20章には「千年」という言葉が六回も用いられていることから、しかもそのうちの二つには「その千年」―邦訳では定かではない― と定冠詞が付けられていることから、これは象徴ではなく、長い実際の期間を表し、それ自体が重要性を画する新時代であることを明確にしています。

黙示録では、大艱難期を「一時と二時と半時の間」、「千二百六十日の間」、「四十二か月の間」、すなわち三年半と明記していますから、これら信徒の極度な苦しみの期間を、それに続く「千年間のキリストの支配の期間」と比べれば、この書が信徒を励ますために書かれたという目的にかなうことが分かります。信徒は、先に備えられている栄光に目を留めて、今を耐えることができるのです。パウロは、このことを

今の時の苦難は、やがて私たちに啓示される栄光に比べれば、取るに足りないと私は考えます(ローマ人8:18)

と語りました。


冒頭に引用した20章1-10節の段落で、キリストの支配の「千年」がいつ、どこで、どのように起こるのかという疑問を持たれる方が多いのではないかと思います。千年期は、白い馬に乗ったキリストが軍勢を連れて天から下って来て、獣と偽預言者を退治した後、「大きな白い御座」での裁きの出来事が起こる前に起こります。すなわち、キリストの千年支配は再臨と裁き、―全人類の最後の審判― の間に位置づけられます。

次に、キリストと信徒による支配は天か地か、どこで起こるのでしょう。
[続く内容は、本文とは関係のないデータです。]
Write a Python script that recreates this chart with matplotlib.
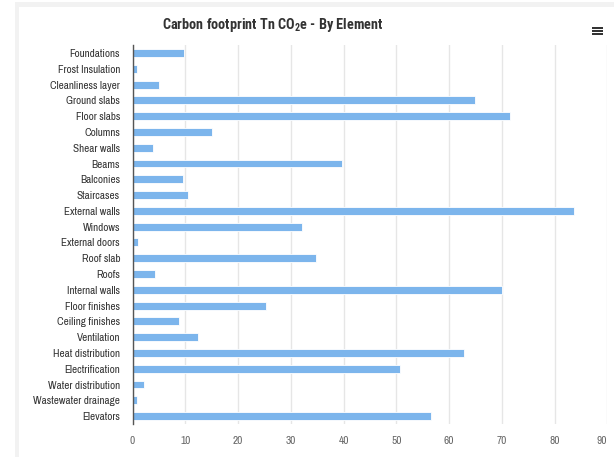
import matplotlib
matplotlib.use("Agg")
import matplotlib.pyplot as plt
from matplotlib.patches import Rectangle

categories = [
    "Foundations", "Frost Insulation", "Cleanliness layer", "Ground slabs",
    "Floor slabs", "Columns", "Shear walls", "Beams", "Balconies",
    "Staircases", "External walls", "Windows", "External doors", "Roof slab",
    "Roofs", "Internal walls", "Floor finishes", "Ceiling finishes",
    "Ventilation", "Heat distribution", "Electrification",
    "Water distribution", "Wastewater drainage", "Elevators",
]
values = [
    9.8, 0.8, 5.0, 65.0,
    71.5, 15.1, 3.8, 39.8, 9.6,
    10.5, 83.6, 32.1, 1.1, 34.8,
    4.3, 70.1, 25.4, 8.9,
    12.4, 62.8, 50.8,
    2.1, 0.8, 56.6,
]
x_ticks = [0, 10, 20, 30, 40, 50, 60, 70, 80, 90]
title = "Carbon footprint Tn CO$_\\mathregular{2}$e - By Element"

W, H = 614, 457
plt.rcParams["font.family"] = ["Archivo Narrow", "Liberation Sans", "DejaVu Sans"]
title_family = ["Roboto Condensed", "Barlow Semi Condensed", "Liberation Sans", "DejaVu Sans"]
fig = plt.figure(figsize=(W / 100, H / 100), dpi=100)
fig.patch.set_facecolor("white")

def px(x0, y0, w, h, color):
    fig.patches.append(Rectangle((x0 / W, 1 - (y0 + h) / H), w / W, h / H,
                                 transform=fig.transFigure, facecolor=color,
                                 edgecolor="none", zorder=0))

# light page frame around the chart container
px(15, 2, W - 15, 5, "#f2f2f2")
px(15, 2, 4, H - 2, "#f2f2f2")

left, right = 132.5, 607.3
top, bottom = 45.1, 424.0
ax = fig.add_axes([left / W, 1 - bottom / H, (right - left) / W, (bottom - top) / H])

ypos = list(range(len(categories)))
ax.barh(ypos, values, height=0.5, color="#7cb5ec", edgecolor="white",
        linewidth=0.6, zorder=3)

ax.set_xlim(0, 90)
ax.set_ylim(len(categories) - 0.5, -0.5)
ax.set_xticks(x_ticks)
xlabels = ax.set_xticklabels([str(t) for t in x_ticks], fontsize=8.2, color="#666666")
xlabels[-1].set_horizontalalignment("right")
ax.set_yticks(ypos)
ax.set_yticklabels(categories, fontsize=8.0, color="#333333")
ax.tick_params(axis="x", length=0, pad=9)
ax.tick_params(axis="y", length=0, pad=9)
ax.grid(axis="x", color="#e6e6e6", linewidth=1, zorder=0)
for side in ("top", "right", "bottom"):
    ax.spines[side].set_visible(False)
ax.spines["left"].set_color("#555555")
ax.spines["left"].set_linewidth(1)
ax.spines["left"].set_zorder(4)

fig.text(273 / W, 1 - 25.5 / H, title, ha="center", va="center",
         fontsize=10.3, fontweight="bold", color="#333333", family=title_family)

# context menu icon
for yy in (27.0, 29.8, 32.6):
    px(592, yy, 11, 2.0, "#333333")

fig.savefig("out.png", dpi=100, facecolor="white")
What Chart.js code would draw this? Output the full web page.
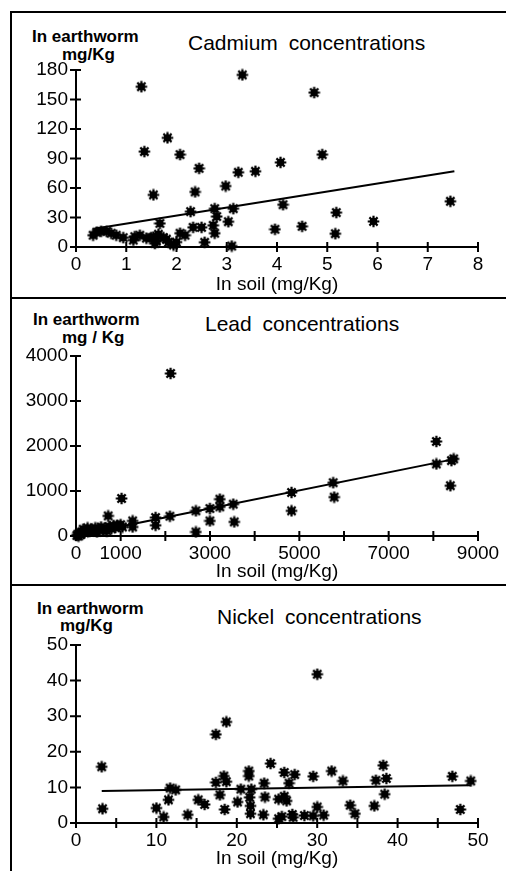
<!DOCTYPE html>
<html>
<head>
<meta charset="utf-8">
<script src="https://cdn.jsdelivr.net/npm/chart.js@4/dist/chart.umd.min.js"></script>
<style>
  html, body { margin: 0; padding: 0; background: #fff; }
  body { width: 506px; height: 871px; position: relative; overflow: hidden; font-family: "Liberation Sans", Arial, sans-serif; color: #000; }
  canvas { position: absolute; left: 0; }
  .rule { position: absolute; background: #000; }
  .txt { position: absolute; white-space: nowrap; line-height: 1; }
  .ylab { font-size: 17px; font-weight: bold; }
  .ttl { font-size: 21px; word-spacing: 5px; }
</style>
</head>
<body>
<div class="rule" style="left:10px;top:11px;width:496px;height:2px"></div>
<div class="rule" style="left:10px;top:11px;width:2px;height:860px"></div>
<div class="rule" style="left:10px;top:297px;width:496px;height:2px"></div>
<div class="rule" style="left:10px;top:584px;width:496px;height:2px"></div>

<div class="txt ylab" style="left:32px;top:28px">In earthworm</div>
<div class="txt ylab" style="left:62px;top:46px">mg/Kg</div>
<div class="txt ttl" style="left:188px;top:32px">Cadmium concentrations</div>

<div class="txt ylab" style="left:33px;top:311px">In earthworm</div>
<div class="txt ylab" style="left:62px;top:329px">mg / Kg</div>
<div class="txt ttl" style="left:205px;top:313px">Lead concentrations</div>

<div class="txt ylab" style="left:37px;top:600px">In earthworm</div>
<div class="txt ylab" style="left:60px;top:617px">mg/Kg</div>
<div class="txt ttl" style="left:217px;top:606px">Nickel concentrations</div>

<canvas id="cd" width="506" height="298" style="top:0"></canvas>
<canvas id="pb" width="506" height="287" style="top:298px"></canvas>
<canvas id="ni" width="506" height="285" style="top:586px"></canvas>

<script>
// Cadmium (mg/Kg)
const cdSoil = [0.34,0.41,0.5,0.61,0.7,0.8,0.94,1.14,1.17,1.27,1.3,1.36,1.4,1.5,1.54,1.54,1.57,1.6,1.64,1.67,1.74,1.8,1.82,1.84,1.94,2.0,2.07,2.07,2.17,2.28,2.33,2.37,2.45,2.5,2.56,2.73,2.76,2.76,2.8,2.98,3.03,3.1,3.13,3.23,3.31,3.57,3.96,4.07,4.12,4.5,4.74,4.9,5.16,5.18,5.92,7.45]
const cdWorm = [12,15,16,16,14,12,9.5,7,10.5,12,163,97,9,9.5,10,53,3.5,6,13,24,9.5,8,111,4.8,2,5,14,94,12,36,20,56,80,20,4.8,22,14,39,31,62,25.7,1,39,76,175,77,18,86,43,21,157,94,13.5,35,26,46.5]
const cdFitSoil = [0.36, 7.53]
const cdFitWorm = [18.5, 77]

// Lead (mg/Kg)
const pbSoil = [20,40,60,80,100,130,160,190,230,260,300,340,390,430,470,510,560,600,650,690,720,740,790,840,880,920,960,1000,1021,1040,1268,1268,1782,1782,2103,2118,2684,2684,2998,2998,3221,3221,3520,3542,4825,4825,5757,5780,8068,8068,8381,8404,8456]
const pbWorm = [10,40,0,60,30,90,150,70,120,180,100,140,120,180,90,150,200,130,170,110,447,210,160,230,190,240,220,250,834,200,335,201,410,238,440,3612,559,89,611,335,819,648,708,313,968,559,1184,864,2100,1601,1117,1676,1713]
const pbFitSoil = [50, 8550]
const pbFitWorm = [20, 1725]

// Nickel (mg/Kg)
const niSoil = [3.2,3.3,10.0,10.9,11.5,11.7,12.4,13.9,15.2,16.0,17.4,17.4,17.9,18.4,18.5,18.7,18.7,20.1,20.5,21.5,21.5,21.6,21.7,21.8,21.7,23.3,23.4,23.5,24.2,25.2,25.2,25.6,25.9,25.9,26.2,26.5,26.9,27.0,27.2,28.4,29.5,29.5,30.0,30.0,30.8,31.8,33.2,34.1,34.7,37.1,37.3,38.2,38.4,38.6,46.8,47.8,49.1]
const niWorm = [15.8,4.0,4.2,1.7,6.5,9.8,9.3,2.3,6.5,5.2,11.4,24.9,7.9,13.2,3.8,11.6,28.4,5.9,9.5,14.6,13.2,7.2,4.8,9.5,2.6,2.3,11.2,7.3,16.7,6.7,1.2,1.8,14.2,7.5,6.2,11.2,2.4,1.6,13.6,2.1,13.1,2.0,4.5,41.8,2.2,14.6,11.8,5.0,2.6,4.8,12.0,16.2,8.1,12.5,13.1,3.8,11.8]
const niFitSoil = [3.2, 49.1]
const niFitWorm = [9.0, 10.6]

const FONT = '"Liberation Sans", Arial, sans-serif'

// blotchy asterisk marker
function makeStar() {
  const c = document.createElement('canvas')
  c.width = c.height = 13
  const g = c.getContext('2d')
  g.fillStyle = g.strokeStyle = '#000'
  g.beginPath()
  g.arc(6.5, 6.5, 3.8, 0, 2 * Math.PI)
  g.fill()
  g.lineWidth = 2.2
  g.beginPath()
  for (let k = 0; k < 8; k++) {
    const a = k * Math.PI / 4
    g.moveTo(6.5, 6.5)
    g.lineTo(6.5 + 5.8 * Math.cos(a), 6.5 + 5.8 * Math.sin(a))
  }
  g.stroke()
  return c
}
const star = makeStar()

// tick marks that cross the axis lines
const crossTicks = {
  id: 'crossTicks',
  afterDraw(chart) {
    const { ctx, scales: { x, y } } = chart
    ctx.save()
    ctx.strokeStyle = '#000'
    ctx.lineWidth = 2
    ctx.beginPath()
    x.ticks.forEach(t => {
      const px = x.getPixelForValue(t.value)
      ctx.moveTo(px, y.bottom - 5)
      ctx.lineTo(px, y.bottom + 5)
    })
    y.ticks.forEach(t => {
      const py = y.getPixelForValue(t.value)
      ctx.moveTo(x.left - 6, py)
      ctx.lineTo(x.left + 5, py)
    })
    ctx.stroke()
    ctx.restore()
  }
}

const zip = (a, b) => a.map((v, i) => ({ x: v, y: b[i] }))

function makeChart(id, soil, worm, fitSoil, fitWorm, xr, yr, topPad, xHeight, titlePad, xLabel) {
  return new Chart(document.getElementById(id), {
    type: 'scatter',
    data: {
      datasets: [
        {
          data: zip(soil, worm),
          pointStyle: star,
          pointRadius: 6,
          clip: false
        },
        {
          type: 'line',
          data: zip(fitSoil, fitWorm),
          borderColor: '#000',
          borderWidth: 2,
          pointRadius: 0,
          fill: false
        }
      ]
    },
    options: {
      responsive: false,
      animation: false,
      layout: { padding: { left: 0, right: 28, top: topPad, bottom: 0 } },
      plugins: { legend: { display: false }, tooltip: { enabled: false } },
      scales: {
        x: {
          type: 'linear',
          min: xr[0], max: xr[1],
          grid: { display: false, drawTicks: false },
          border: { display: true, color: '#000', width: 2 },
          afterFit: s => { s.height = xHeight },
          ticks: {
            stepSize: xr[2],
            padding: 6,
            color: '#000',
            font: { family: FONT, size: 19 },
            maxRotation: 0,
            autoSkip: false,
            callback: xLabel
          },
          title: {
            display: true,
            text: 'In soil (mg/Kg)',
            color: '#000',
            font: { family: FONT, size: 19 },
            padding: { top: 0, bottom: titlePad }
          }
        },
        y: {
          type: 'linear',
          min: yr[0], max: yr[1],
          grid: { display: false, drawTicks: false },
          border: { display: true, color: '#000', width: 2 },
          afterFit: s => { s.width = 76 },
          ticks: {
            stepSize: yr[2],
            padding: 8,
            color: '#000',
            font: { family: FONT, size: 19 },
            autoSkip: false,
            callback: v => String(v)
          }
        }
      }
    },
    plugins: [crossTicks]
  })
}

makeChart('cd', cdSoil, cdWorm, cdFitSoil, cdFitWorm, [0, 8, 1], [0, 180, 30], 70, 51, 2, v => String(v))
makeChart('pb', pbSoil, pbWorm, pbFitSoil, pbFitWorm, [0, 9000, 1000], [0, 4000, 1000], 58, 49, 2,
  v => (v === 0 || (v / 1000) % 2 === 1) ? String(v) : '')
makeChart('ni', niSoil, niWorm, niFitSoil, niFitWorm, [0, 50, 5], [0, 50, 10], 59, 48, 1,
  v => (v % 10 === 0) ? String(v) : '')
</script>
</body>
</html>
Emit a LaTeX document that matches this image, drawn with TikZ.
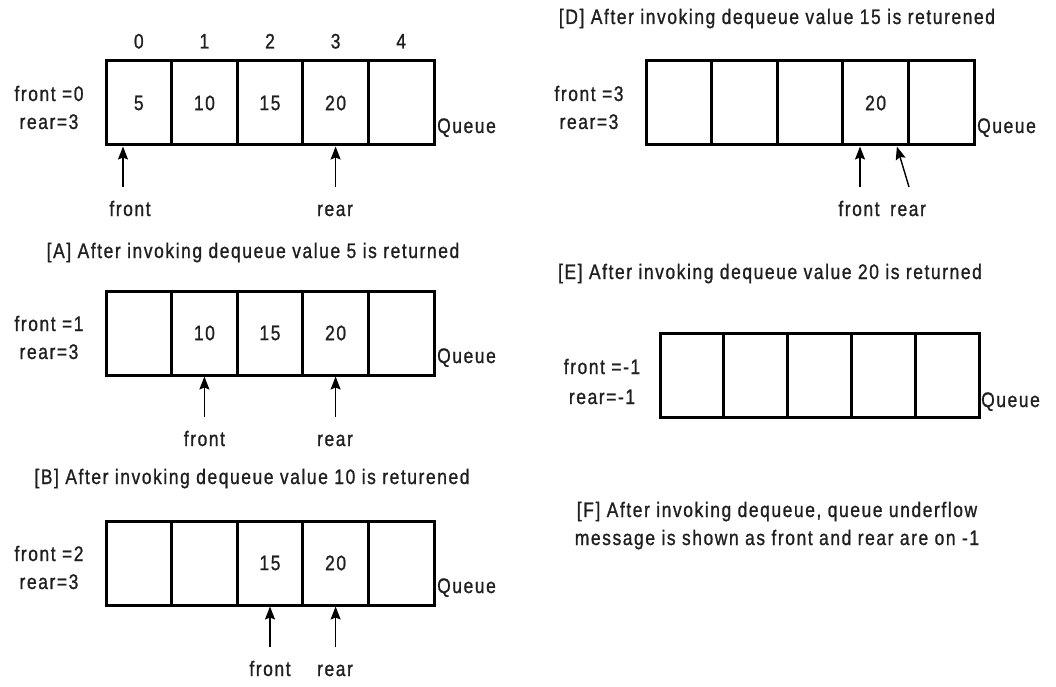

黙示録では、天と地を行ったり来たりが頻繁に起こっているので混乱が起こりがちですが、通常、文脈の中で明確な場所の表示がされています。19章に記されている出来事にさかのぼると、キリストと軍勢は天から下って地で敵を打ち負かし、サタンを縛る御使いも天から下ってきて、サタンは地で捕らわれます。この後、千年支配の最後にサタンは地下牢から解放され、地で神に対する最後の戦いを挑みます。その直後、全人類の最後の審判の直前に、現存の「天と地」は消滅します。

明らかなように、上記の文脈では「地」に焦点が置かれており、出来事はすべて「地」で起こります。そうであれば、4節に記されている「多くの座」は、そのときまでにすでに地上に戻っておられるキリストとともに支配することになる信徒の地上での働きの場ということになります。黙示録の書の前半部で、

勝利を得る者、最後まで(キリスト)のわざを守る者には、諸国の民を支配する権威を与える

こと、また、キリストの血によって贖われ、神のために王国とされ祭司とされた人々は「地を治める」ことが約束されていましたが、そのことが20章以降で成就することが記されているのです。また、

この世の王国は…キリストのものと(なり)主は世々限りなく支配される(11:15)

との、最後のラッパを吹き鳴らした御使いの宣言は、人の堕落以降サタンが支配していたこの世が完全にキリストの支配下に置かれたことの宣言でした。


サタンは、この段落の最初と最後に登場するだけで、その間、長期に亘って地の民は、キリストと信徒たち(最後まで、あるいは死に至るまで主に忠誠であった)によって支配されます。この中には、ヨハネが天の祭壇の下で、早く身体が贖われるようにと叫んでいるのを見た殉教者たちもいます。彼らは、この時点までに「第一の復活」にあずかり、甦りの身体で主に仕え、地の民を支配するのです。

地の民として千年支配の御国に入るのは再臨のキリストをメシアとして受け入れ、キリスト者となったすべてのユダヤ人と、大艱難期に迫害に苦しむ信徒を生命をかけて助け、キリストから

あなたがたが、これらのわたしの兄弟たち、それも最も小さい者たちの一人にしたことは、わたしにしたのです(マタイ25:40)

と、その善行が認められた未信者と、その時点でまだ信仰告白の年齢に達していないすべての子どもたちです。これはキリストが「羊とやぎのたとえ」で語られた預言の成就で、たとえ獣のしるしを受けた未信者であっても、最後のキリストに対する行為によって

世界の基が据えられたときから、あなたがたのために備えられていた御国を受け継ぎなさい(マタイ25:34)

とのお言葉がいただけるのかもしれません。


しかし、千年期の最後のサタンの再度の惑わしで、至福の御国を楽しんだ住民の驚くほど多く、―「数は海の砂のよう」― は、肉に宿る罪のゆえに神に反逆し、天からの火で滅ぼされた後、「第二の復活」で不死の身体が与えられ、サタンとともに「昼も夜も、世々限りなく苦しみを受ける」ことになります。「火と硫黄の池」が絶滅の場ではないことは、そこに「獣も偽預言者も(生きて)いる」ことから明らかです。